THE PROBLEM
Pictures excluded, return the lines below from the first through the line holding "matplotlib.rcParams.update(params)".

§

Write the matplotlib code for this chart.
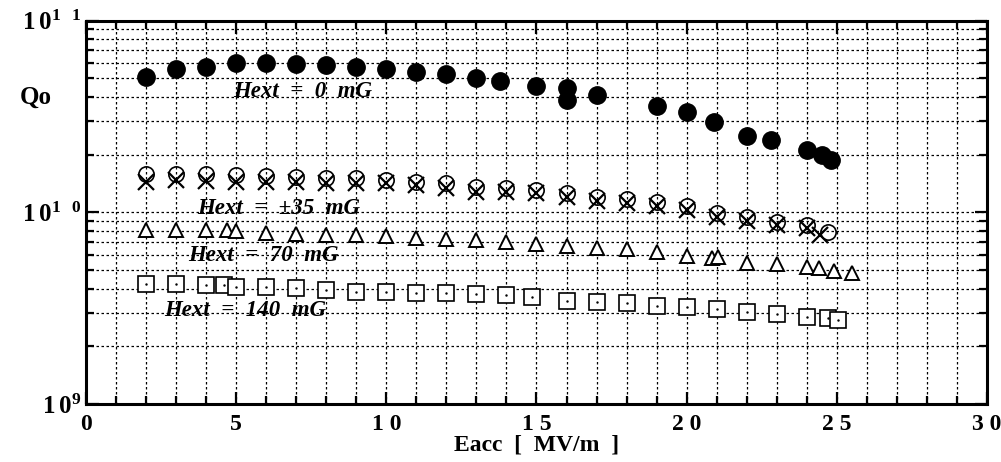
import matplotlib
import matplotlib.pyplot as plt
import numpy as np
from matplotlib.ticker import FixedLocator, LogLocator, NullFormatter

params = {"font.family": "serif", "font.serif": ["Liberation Serif", "DejaVu Serif"],
          "mathtext.fontset": "custom", "mathtext.rm": "Liberation Serif",
          "mathtext.bf": "Liberation Serif:bold"}
matplotlib.rcParams.update(params)

# Hext = 0 mG (filled circles)
e0 = [2, 3, 4, 5, 6, 7, 8, 9, 10, 11, 12, 13, 13.8, 15, 16, 16, 17, 19, 20, 20.9, 22, 22.8, 24, 24.5, 24.8]
q0 = [5.09e10, 5.57e10, 5.74e10, 5.98e10, 6.03e10, 5.95e10, 5.84e10, 5.70e10, 5.57e10, 5.41e10,
      5.26e10, 4.99e10, 4.84e10, 4.57e10, 4.43e10, 3.85e10, 4.09e10, 3.58e10, 3.35e10, 2.97e10,
      2.51e10, 2.38e10, 2.11e10, 2.0e10, 1.87e10]

# Hext = +-35 mG (open circles and crosses)
e35c = [2, 3, 4, 5, 6, 7, 8, 9, 10, 11, 12, 13, 14, 15, 16, 17, 18, 19, 20, 21, 22, 23, 24, 24.7]
q35c = [1.577e10, 1.577e10, 1.577e10, 1.564e10, 1.550e10, 1.532e10, 1.514e10, 1.503e10, 1.473e10,
        1.443e10, 1.416e10, 1.359e10, 1.343e10, 1.306e10, 1.256e10, 1.205e10, 1.168e10, 1.135e10,
        1.078e10, 9.87e9, 9.41e9, 8.93e9, 8.58e9, 7.92e9]
e35x = [2, 3, 4, 5, 6, 7, 8, 9, 10, 11, 12, 13, 14, 15, 16, 17, 18, 19, 20, 21, 22, 23, 24, 24.45]
q35x = [1.443e10, 1.473e10, 1.461e10, 1.443e10, 1.443e10, 1.443e10, 1.426e10, 1.416e10, 1.416e10,
        1.387e10, 1.333e10, 1.280e10, 1.280e10, 1.256e10, 1.197e10, 1.145e10, 1.121e10, 1.078e10,
        1.027e10, 9.48e9, 9.03e9, 8.58e9, 8.25e9, 7.61e9]

# Hext = 70 mG (triangles)
e70 = [2, 3, 4, 4.7, 5, 6, 7, 8, 9, 10, 11, 12, 13, 14, 15, 16, 17, 18, 19, 20, 20.85, 21.05,
       22, 23, 24, 24.4, 24.9, 25.5]
q70 = [8.08e9, 8.08e9, 8.08e9, 8.08e9, 8.0e9, 7.82e9, 7.70e9, 7.61e9, 7.61e9, 7.52e9, 7.37e9,
       7.23e9, 7.17e9, 7.02e9, 6.83e9, 6.67e9, 6.49e9, 6.41e9, 6.18e9, 5.93e9, 5.79e9, 5.87e9,
       5.46e9, 5.35e9, 5.20e9, 5.10e9, 4.94e9, 4.84e9]

# Hext = 140 mG (squares)
e140 = [2, 3, 4, 4.6, 5, 6, 7, 8, 9, 10, 11, 12, 13, 14, 14.85, 16, 17, 18, 19, 20, 21, 22, 23,
        24, 24.7, 25.05]
q140 = [4.23e9, 4.23e9, 4.17e9, 4.17e9, 4.09e9, 4.09e9, 4.04e9, 3.93e9, 3.85e9, 3.82e9, 3.81e9,
        3.78e9, 3.75e9, 3.70e9, 3.63e9, 3.46e9, 3.39e9, 3.35e9, 3.26e9, 3.22e9, 3.12e9, 3.03e9,
        2.95e9, 2.85e9, 2.80e9, 2.74e9]

labels = ["Hext  =  0  mG", "Hext  =  \u00b135  mG", "Hext  =  70  mG", "Hext  =  140  mG"]
label_xy = [(4.9, 4.24e10), (3.7, 1.05e10), (3.4, 5.98e9), (2.6, 3.09e9)]

fig = plt.figure(figsize=(10.01, 4.62), dpi=100)
ax = fig.add_axes([0.0859, 0.1255, 0.9001, 0.8301])
ax.set_yscale("log")
ax.set_xlim(0, 30)
ax.set_ylim(1e9, 1e11)

ax.plot(e0, q0, "o", color="black", ms=12.5, ls="none", zorder=3)
ax.plot(e35c, q35c, "o", mfc="none", mec="black", mew=1.2, ms=11, ls="none", zorder=3)
ax.plot(e35x, q35x, "x", color="black", mew=1.6, ms=11, ls="none", zorder=3)
ax.plot(e70, q70, "^", mfc="white", mec="black", mew=1.4, ms=10, ls="none", zorder=3)
ax.plot(e140, q140, "s", mfc="white", mec="black", mew=1.2, ms=11, ls="none", zorder=3)
ax.plot(e140, q140, ".", color="black", ms=1.5, ls="none", zorder=4)

for txt, (tx, ty) in zip(labels, label_xy):
    ax.text(tx, ty, txt, fontsize=16.5, fontweight="bold", fontstyle="italic",
            ha="left", va="center", zorder=5)

# ticks and grid
ax.xaxis.set_major_locator(FixedLocator([0, 5, 10, 15, 20, 25, 30]))
ax.xaxis.set_minor_locator(FixedLocator(np.arange(0, 31, 1)))
ax.set_xticklabels(["0", "5", "1 0", "1 5", "2 0", "2 5", "3 0"], fontsize=17, fontweight="bold")
ax.yaxis.set_major_locator(FixedLocator([1e9, 1e10, 1e11]))
ax.yaxis.set_minor_locator(LogLocator(base=10, subs=np.arange(2, 10)))
ax.yaxis.set_minor_formatter(NullFormatter())
ax.set_yticklabels([r"$\mathbf{1\,0^{9}}$", r"$\mathbf{1\,0^{1\ \ 0}}$", r"$\mathbf{1\,0^{1\ \ 1}}$"],
                   fontsize=18)
ax.tick_params(which="both", direction="in", top=True, right=True, width=1.6)
ax.tick_params(axis="x", which="major", pad=7)
ax.tick_params(which="major", length=9)
ax.tick_params(which="minor", length=6)
ax.grid(which="both", color="black", linestyle=(0, (2, 2)), linewidth=0.9)
for sp in ax.spines.values():
    sp.set_linewidth(2.2)

fig.text(0.02, 0.79, "Qo", fontsize=18, fontweight="bold", ha="left", va="center")
ax.set_xlabel("Eacc  [  MV/m  ]", fontsize=17, fontweight="bold", labelpad=0)

plt.savefig("out.png", dpi=100)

§

SOLUTION TO THIS PROBLEM
Write the matplotlib code for this chart.
import matplotlib
import matplotlib.pyplot as plt
import numpy as np
from matplotlib.ticker import FixedLocator, LogLocator, NullFormatter

params = {"font.family": "serif", "font.serif": ["Liberation Serif", "DejaVu Serif"],
          "mathtext.fontset": "custom", "mathtext.rm": "Liberation Serif",
          "mathtext.bf": "Liberation Serif:bold"}
matplotlib.rcParams.update(params)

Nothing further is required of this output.